Kenya Electricity Generating Company (KenGen), the leading electric power generating company in East Africa that is based in Nairobi, Kenya, has completed drilling of the first well for the Tulu Moye Geothermal project in the Oromia region of southwest Ethiopia.
According to Rufat Maina, the project site manager, drilling for the second well is ongoing and more than 1,000 meters of the planned 2,500 meters have been drilled and excavated.
The project plans to drill up to 10 wells for the initially planned two phases of development under a US$ 52M contract which also includes the provision of geoscientific surveys at the project site.
The Project Developer
The Tulu Moye geothermal project is developed by Tulu Moye Geothermal Operations (TMGO) that is owned by Meridiam (a global investor and asset manager based in Paris specialized in developing, financing, and managing long-term public infrastructure projects) and Reykjavík Geothermal Ltd (a geothermal development company that specifically identifies and targets high-quality geothermal resources in combination with underserved power markets) with KenGen as joint construction partner.
Sigurgeir Geirsson, Tulu Moye Geothermal’s chief technical officer believes that the fact that the facility is located in the Rift Valley of East Africa has great potential to generate geothermal energy even beyond the initially planned 150MW.

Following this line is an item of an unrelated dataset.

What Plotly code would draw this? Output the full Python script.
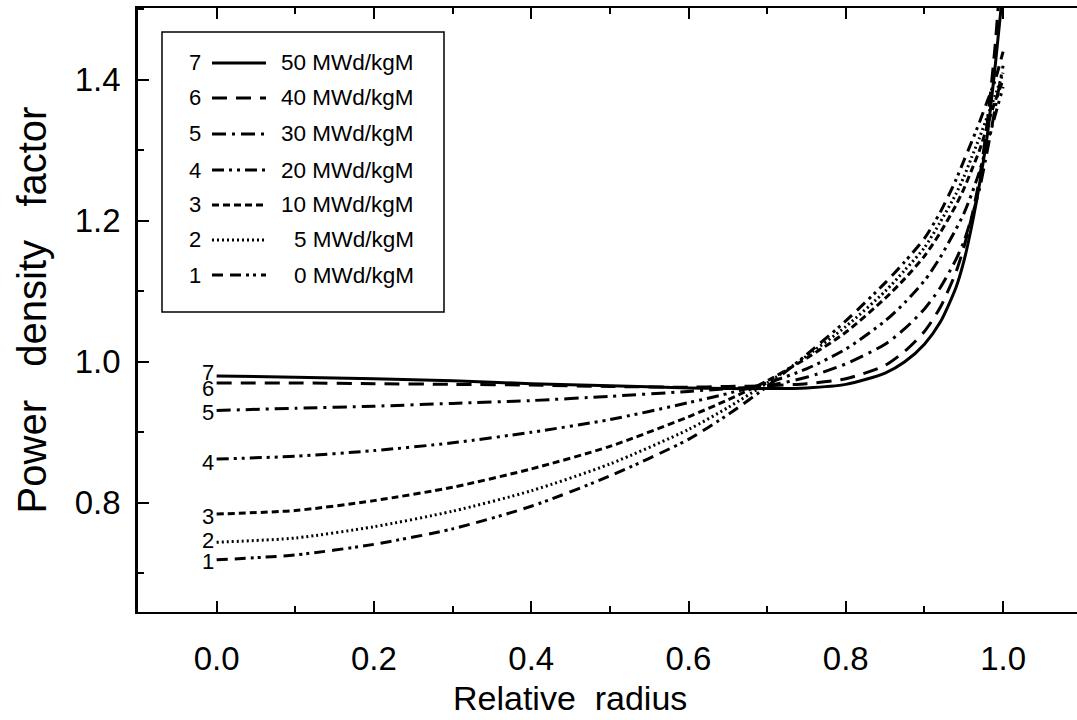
import plotly.graph_objects as go

# ---------------- data ----------------
radius = [0.0, 0.1, 0.2, 0.3, 0.4, 0.5, 0.6, 0.65, 0.7, 0.75, 0.8, 0.85,
          0.875, 0.9, 0.92, 0.94, 0.95, 0.96, 0.97, 0.98, 0.99, 1.0]

curve_ids = ["1", "2", "3", "4", "5", "6", "7"]
burnup_labels = ["0 MWd/kgM", "5 MWd/kgM", "10 MWd/kgM", "20 MWd/kgM",
                 "30 MWd/kgM", "40 MWd/kgM", "50 MWd/kgM"]

pdf_0 = [0.719, 0.726, 0.741, 0.763, 0.795, 0.838, 0.890, 0.925, 0.965, 1.010,
         1.058, 1.112, 1.142, 1.175, 1.212, 1.258, 1.285, 1.312, 1.340, 1.370, 1.400, 1.440]
pdf_5 = [0.744, 0.750, 0.766, 0.788, 0.817, 0.855, 0.904, 0.935, 0.970, 1.008,
         1.050, 1.100, 1.130, 1.162, 1.198, 1.238, 1.262, 1.290, 1.318, 1.348, 1.378, 1.410]
pdf_10 = [0.784, 0.789, 0.803, 0.822, 0.848, 0.880, 0.922, 0.946, 0.973, 1.005,
          1.042, 1.090, 1.118, 1.150, 1.183, 1.222, 1.245, 1.272, 1.300, 1.335, 1.370, 1.400]
pdf_20 = [0.862, 0.866, 0.874, 0.885, 0.900, 0.918, 0.942, 0.955, 0.970, 0.990,
          1.018, 1.058, 1.084, 1.115, 1.148, 1.188, 1.210, 1.238, 1.270, 1.310, 1.350, 1.390]
pdf_30 = [0.931, 0.934, 0.937, 0.941, 0.945, 0.951, 0.958, 0.962, 0.966, 0.978,
          0.997, 1.025, 1.047, 1.075, 1.105, 1.145, 1.170, 1.205, 1.245, 1.300, 1.360, 1.420]
pdf_40 = [0.970, 0.970, 0.969, 0.968, 0.967, 0.965, 0.964, 0.965, 0.966, 0.969,
          0.976, 0.995, 1.015, 1.043, 1.077, 1.127, 1.162, 1.205, 1.260, 1.340, 1.450, 1.600]
pdf_50 = [0.980, 0.978, 0.976, 0.973, 0.969, 0.966, 0.963, 0.962, 0.962, 0.963,
          0.968, 0.984, 1.000, 1.025, 1.056, 1.105, 1.142, 1.192, 1.252, 1.322, 1.420, 1.530]

series = [pdf_0, pdf_5, pdf_10, pdf_20, pdf_30, pdf_40, pdf_50]

x_ticks = [0.0, 0.2, 0.4, 0.6, 0.8, 1.0]
y_ticks = [0.8, 1.0, 1.2, 1.4]

# ---------------- styles ----------------
dashes = [
    "11px,7px,11px,5px,3px,4px,3px,5px",   # 1
    "2px,3px",                             # 2
    "7px,4px",                             # 3
    "12px,5px,3px,5px,3px,5px",            # 4
    "14px,6px,3px,6px",                    # 5
    "15px,9px",                            # 6
    "solid",                               # 7
]
LW = 3
FONT = "Liberation Sans, Arial, sans-serif"

W, H = 1077, 720
ML, MR, MT, MB = 138, 0, 8, 108
PW, PH = W - ML - MR, H - MT - MB


def px(xp):
    return (xp - ML) / PW


def py(yp):
    return (H - MB - yp) / PH


fig = go.Figure()
for vals, dash in zip(series, dashes):
    fig.add_trace(go.Scatter(
        x=radius, y=vals, mode="lines",
        line=dict(color="black", width=LW, dash=dash, shape="spline", smoothing=0.7),
        showlegend=False, hoverinfo="skip",
    ))

# curve number labels at the start of each curve
label_shift = [-2, 2, -2, -3, -2, -6, 3]
for cid, vals, sh in zip(curve_ids, series, label_shift):
    fig.add_annotation(x=radius[0], y=vals[0], text=cid, showarrow=False,
                       xanchor="right", yanchor="middle", xshift=-1, yshift=sh,
                       font=dict(family=FONT, size=22, color="black"))

# hand-made legend (number, sample line, label), 7 at top
row_y = [275, 240, 205, 170, 134, 98, 63]  # pixel rows for curves 1..7
shapes = [dict(type="rect", xref="paper", yref="paper",
               x0=px(162), x1=px(444), y0=py(312), y1=py(32),
               line=dict(color="black", width=1.5), fillcolor="white", layer="above")]
for cid, lab, dash, ry in zip(curve_ids, burnup_labels, dashes, row_y):
    shapes.append(dict(type="line", xref="paper", yref="paper",
                       x0=px(212), x1=px(266), y0=py(ry), y1=py(ry),
                       line=dict(color="black", width=LW, dash=dash), layer="above"))
    fig.add_annotation(xref="paper", yref="paper", x=px(203), y=py(ry), text=cid,
                       showarrow=False, xanchor="right", yanchor="middle",
                       font=dict(family=FONT, size=22, color="black"))
    fig.add_annotation(xref="paper", yref="paper", x=px(416), y=py(ry), text=lab,
                       showarrow=False, xanchor="right", yanchor="middle",
                       font=dict(family=FONT, size=22.5, color="black"))

# x axis title (placed like the reference, left of the plot centre)
fig.add_annotation(xref="paper", yref="paper", x=px(570), y=py(698),
                   text="Relative\u00a0 radius", showarrow=False,
                   xanchor="center", yanchor="middle",
                   font=dict(family=FONT, size=34, color="black"))

fig.update_layout(
    width=W, height=H,
    margin=dict(l=ML, r=MR, t=MT, b=MB, autoexpand=False),
    paper_bgcolor="white", plot_bgcolor="white",
    shapes=shapes,
    font=dict(family=FONT, color="black"),
    showlegend=False,
)

fig.update_xaxes(
    range=[-0.1, 1.094], tickvals=x_ticks, ticktext=[f"{v:.1f}" for v in x_ticks],
    ticks="inside", ticklen=11, tickwidth=2, tickcolor="black",
    minor=dict(dtick=0.1, tick0=0, ticks="inside", ticklen=6, tickwidth=1.5, tickcolor="black"),
    showline=True, linecolor="black", linewidth=2, mirror="ticks",
    showgrid=False, zeroline=False,
    tickfont=dict(family=FONT, size=33, color="black"), ticklabelstandoff=16,
)
fig.update_yaxes(
    range=[0.645, 1.502], tickvals=y_ticks, ticktext=[f"{v:.1f}" for v in y_ticks],
    ticks="inside", ticklen=11, tickwidth=2, tickcolor="black",
    minor=dict(dtick=0.1, tick0=0.7, ticks="inside", ticklen=6, tickwidth=1.5, tickcolor="black"),
    showline=True, linecolor="black", linewidth=2.5,
    showgrid=False, zeroline=False,
    tickfont=dict(family=FONT, size=33, color="black"), ticklabelstandoff=8,
    title=dict(text="Power\u00a0\u00a0 density\u00a0\u00a0 factor",
               font=dict(family=FONT, size=40, color="black"), standoff=16),
)

fig.write_html("out.html", config={"displayModeBar": False},
               post_script="document.body.style.margin='0';document.body.style.overflow='hidden';")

Commissioning of the project
TMGO plans to commission the first phase of the project that will generate approximately 50 MW of electricity in 2023 followed by the second phase that will increase the capacity to 150 MW two years later, in 2025 to be precise.
The output will be sold to Ethiopian Electric Power (EEP) under a power purchase agreement (PPA) signed in April last year. EEP is a state-owned company engaged in the production, transmission, distribution, and sale of electrical energy in East African countries.